I mentioned last week that my dad had sent me some cigarette card albums that he got from my grandad, and I threatened to blog the other ones. Today, I'm carrying that threat out, at least with one of the two other albums: Radio Celebrities.

I suppose when you think about it, having a book of pictures of people who you only know from their voices is quite a good idea, although having to smoke 50 packs of ciggies to get them isn't quite so great. Some of the people mentioned are singers, some are bandleaders, some are comedians, some are actors, some are songwriters, and one is a woman called Cecil Dixon who, despite having a man's name, seems to appear nowhere on the Internet except in reference to this collection of radio stars. There are some people I've actually heard of, though: Paul Robeson, Cicily Courtneidge and Gracie Fields ("Lancashire-born and proud of it!" — gotta love that exclamation mark). Oh, I'd heard of Ambrose the bandleader, too.
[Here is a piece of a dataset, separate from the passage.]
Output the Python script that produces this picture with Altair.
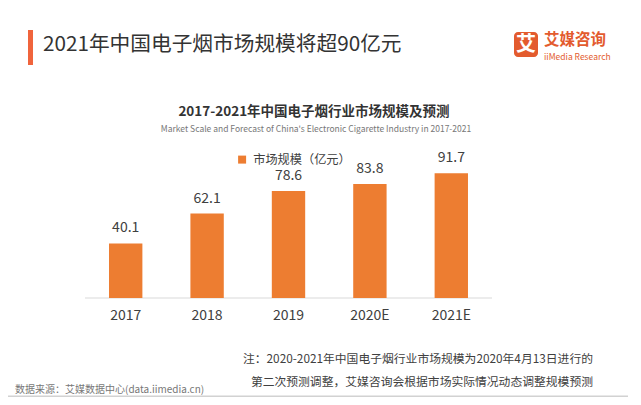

However, rather than show you pictures of Cecil or any of the other people in the book I haven't heard of, I'm only going to give you the first one, A. Stuart Hibberd, as he pretty well sums up the vibe of the time:



It's before the second world war, so his moustache is Charlie Chaplin or Oliver Hardy rather than Adolf Hitler. He's a university man, but it's OK, he's from Cambridge rather than Oxford (nice to see that some things never change at the BBC — they accept Cambridge graduates as well as Oxford ones). He's one of the tallest people at the BBC, although not so tall that his height in feet and inches is worth mentioning. The most poignant thing, though, is that he was heard by more people more frequently than anyone else in the world in his day, but nowadays people haven't even heard of him, let alone heard him.

The same applies to pretty well everyone else in the book. It's mainly people who rose to fame based on being in the right place at the right time, or through who they knew, who did have talent but probably only upper-quartile level, and who, once their day was passed, faded into obscurity. The only ones whose names live on are the ones whose talent was all that got them there — Robeson and Fields in particular — and that wasn't entirely reliable on a live medium for success.

How would the others fare in an Internet world, I wonder?